Final Release Candidate
March 9 2010
Today the final version 1.0rc release candidate is available. This should be
more stable and even a little faster than previous releases. We also have the
prepacked archive for easier installation with a Mac, Linux and Windows
launcher. Note you will need to have at least java version 1.6
(some times called 6) as per previous versions. This can be a little tricky
for Macs, however we hope the instructions on this web page and in the manual
are clear enough.
Assuming no big changes need to be made, this should roll over to a full
version 1.0 with a public git repository and full developer documentation
in a few weeks. Please report all bugs both in the application and
documentation and even in the web site. But please note my comments about
the site below
What I really want is a fairly easy Content Management System for the web
site that would include a few extras from what we have right now. For example,
a mailing list, a wiki and forums would be nice. Suggestion are welcome.

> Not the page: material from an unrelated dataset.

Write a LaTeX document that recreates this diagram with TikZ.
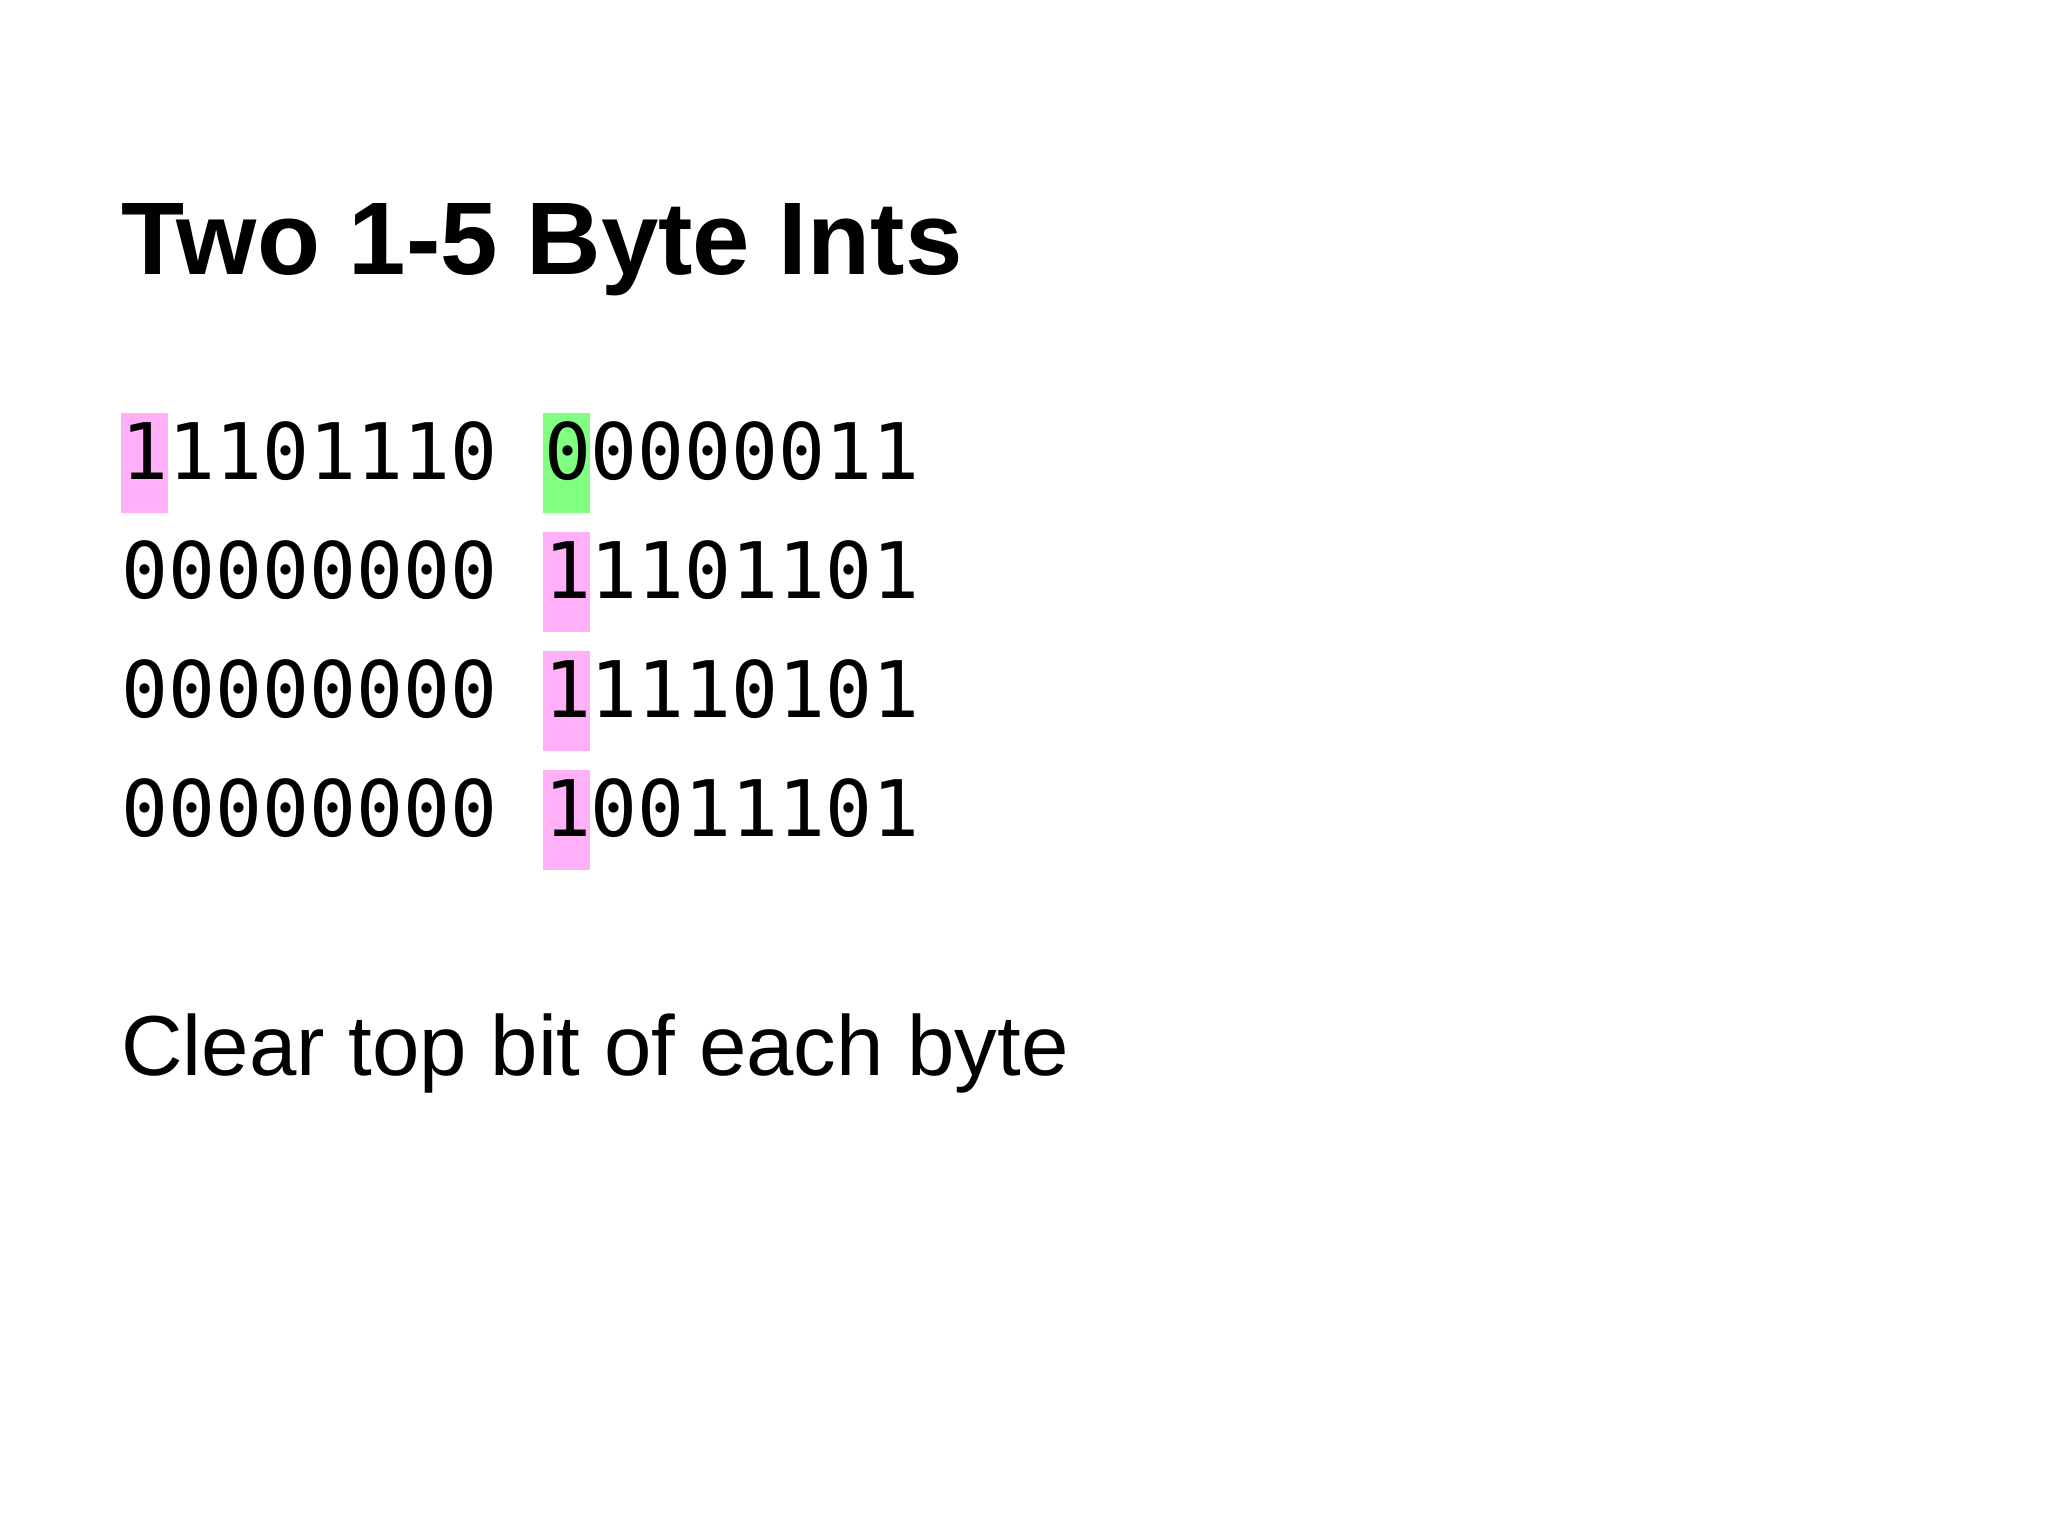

Note that googgle source is nice, but lacks git support. Sorceforge has
serious issues with its very kludgy forums, and last I checked they don't
offer a full CMS and wiki.
In the mean time I will probably set up a google groups just for the email list. Feedback is welcome.
Release day is coming
March 4 2010
With only days away till the version 1.0rc release, things are
happening pretty fast. All user documentation will be done. However, some
of the developer documentation will still need some work. At this stage,
this is the web site we shall use which is all about very low
maintenance. But if need be, we will migrate to a wiki based site. Mailing
lists shall be set up shortly.
Current plan
The current plan is to release a version 1 release candidate by
March 10th. This would also be a clean slate on the git public
repository. The license will most likely be GPL 3, but I am double
checking with one or two of the packages that I use. In particular, I use
args4j which uses an Apache type license. I don't think this will cause
problems as I have not modified args4j in anyway.
The documentation will also be released at the same time.